WRITTEN INSTRUCTION — Your copy of the material below should match it exactly, except that it holds no pictures.

INFORMATION PROVIDED —
--------

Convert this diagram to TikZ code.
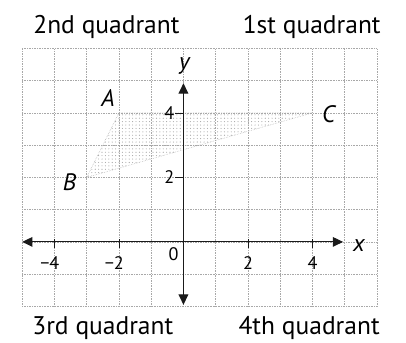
\documentclass[tikz,border=0pt]{standalone}
\usepackage{fontspec}
\setmainfont{PT Sans}
\usepackage{xcolor}
\usepackage{tikz}
\usetikzlibrary{arrows.meta,patterns}
\definecolor{gridc}{HTML}{A8A8A8}
\definecolor{axc}{HTML}{1A1A1A}
\tikzset{
  ax/.style={{Triangle[length=3.2mm,width=3mm]}-{Triangle[length=3.2mm,width=3mm]},line width=0.9pt,axc},
  gr/.style={gridc,densely dotted,line width=0.45pt},
  lbl/.style={font=\fontsize{21}{24}\selectfont\itshape,inner sep=0pt},
  num/.style={font=\fontsize{16}{18}\selectfont,inner sep=0pt},
  quad/.style={font=\fontsize{22.5}{26}\selectfont,inner sep=0pt}
}
\begin{document}
\begin{tikzpicture}
\useasboundingbox (-5.6875,-3.125) rectangle (6.9,7.5);
\draw[gr] (-5,-2) grid (6,6);
\coordinate (A) at (-2,4); \coordinate (B) at (-3,2); \coordinate (C) at (4,4);
\fill[pattern=dots,pattern color=gray!70] (A)--(B)--(C)--cycle;
\draw[gr] (A)--(B)--(C)--cycle;
\coordinate (xl) at (-5,0); \coordinate (xr) at (4.95,0);
\coordinate (yb) at (0,-1.95); \coordinate (yt) at (0,4.92);
\draw[ax] (xl)--(xr);
\draw[ax] (yb)--(yt);
\foreach \k in {-4,-2,2,4}{\draw[axc,line width=0.6pt] (\k,0.08)--(\k,-0.2);}
\foreach \k in {2,4}{\draw[axc,line width=0.6pt] (-0.25,\k)--(0,\k);
 \node[num] (ly\k) at (-0.44,\k) {\k};}
\foreach \k in {2,4}{\node[num] (lx\k) at (\k,-0.66) {\k};}
\foreach \k in {-4,-2}{\node[num] (lx\k) at (\k,-0.66) {\llap{−}\the\numexpr-\k\relax};}
\node[num] (o) at (-0.31,-0.39) {0};
% points and axis names
\node[lbl] (nA) at (-2.34,4.45) {A};
\node[lbl] (nB) at (-3.53,1.84) {B};
\node[lbl] (nC) at (4.5,3.97) {C};
\node[lbl] (nx) at (5.44,-0.1) {x};
\node[lbl] (ny) at (0.03,5.44) {y};
% quadrants
\node[quad,anchor=base west] (q2) at (-4.66,6.47) {2nd quadrant};
\node[quad,anchor=base east] (q1) at (6.12,6.47) {1st quadrant};
\node[quad,anchor=base west] (q3) at (-4.69,-2.875) {3rd quadrant};
\node[quad,anchor=base east] (q4) at (6.09,-2.875) {4th quadrant};
\end{tikzpicture}
\end{document}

--------

WRITTEN ANSWER —
Convert this diagram to TikZ code.
\documentclass[tikz,border=0pt]{standalone}
\usepackage{fontspec}
\setmainfont{PT Sans}
\usepackage{xcolor}
\usepackage{tikz}
\usetikzlibrary{arrows.meta,patterns}
\definecolor{gridc}{HTML}{A8A8A8}
\definecolor{axc}{HTML}{1A1A1A}
\tikzset{
  ax/.style={{Triangle[length=3.2mm,width=3mm]}-{Triangle[length=3.2mm,width=3mm]},line width=0.9pt,axc},
  gr/.style={gridc,densely dotted,line width=0.45pt},
  lbl/.style={font=\fontsize{21}{24}\selectfont\itshape,inner sep=0pt},
  num/.style={font=\fontsize{16}{18}\selectfont,inner sep=0pt},
  quad/.style={font=\fontsize{22.5}{26}\selectfont,inner sep=0pt}
}
\begin{document}
\begin{tikzpicture}
\useasboundingbox (-5.6875,-3.125) rectangle (6.9,7.5);
\draw[gr] (-5,-2) grid (6,6);
\coordinate (A) at (-2,4); \coordinate (B) at (-3,2); \coordinate (C) at (4,4);
\fill[pattern=dots,pattern color=gray!70] (A)--(B)--(C)--cycle;
\draw[gr] (A)--(B)--(C)--cycle;
\coordinate (xl) at (-5,0); \coordinate (xr) at (4.95,0);
\coordinate (yb) at (0,-1.95); \coordinate (yt) at (0,4.92);
\draw[ax] (xl)--(xr);
\draw[ax] (yb)--(yt);
\foreach \k in {-4,-2,2,4}{\draw[axc,line width=0.6pt] (\k,0.08)--(\k,-0.2);}
\foreach \k in {2,4}{\draw[axc,line width=0.6pt] (-0.25,\k)--(0,\k);
 \node[num] (ly\k) at (-0.44,\k) {\k};}
\foreach \k in {2,4}{\node[num] (lx\k) at (\k,-0.66) {\k};}
\foreach \k in {-4,-2}{\node[num] (lx\k) at (\k,-0.66) {\llap{−}\the\numexpr-\k\relax};}
\node[num] (o) at (-0.31,-0.39) {0};
% points and axis names
\node[lbl] (nA) at (-2.34,4.45) {A};
\node[lbl] (nB) at (-3.53,1.84) {B};
\node[lbl] (nC) at (4.5,3.97) {C};
\node[lbl] (nx) at (5.44,-0.1) {x};
\node[lbl] (ny) at (0.03,5.44) {y};
% quadrants
\node[quad,anchor=base west] (q2) at (-4.66,6.47) {2nd quadrant};
\node[quad,anchor=base east] (q1) at (6.12,6.47) {1st quadrant};
\node[quad,anchor=base west] (q3) at (-4.69,-2.875) {3rd quadrant};
\node[quad,anchor=base east] (q4) at (6.09,-2.875) {4th quadrant};
\end{tikzpicture}
\end{document}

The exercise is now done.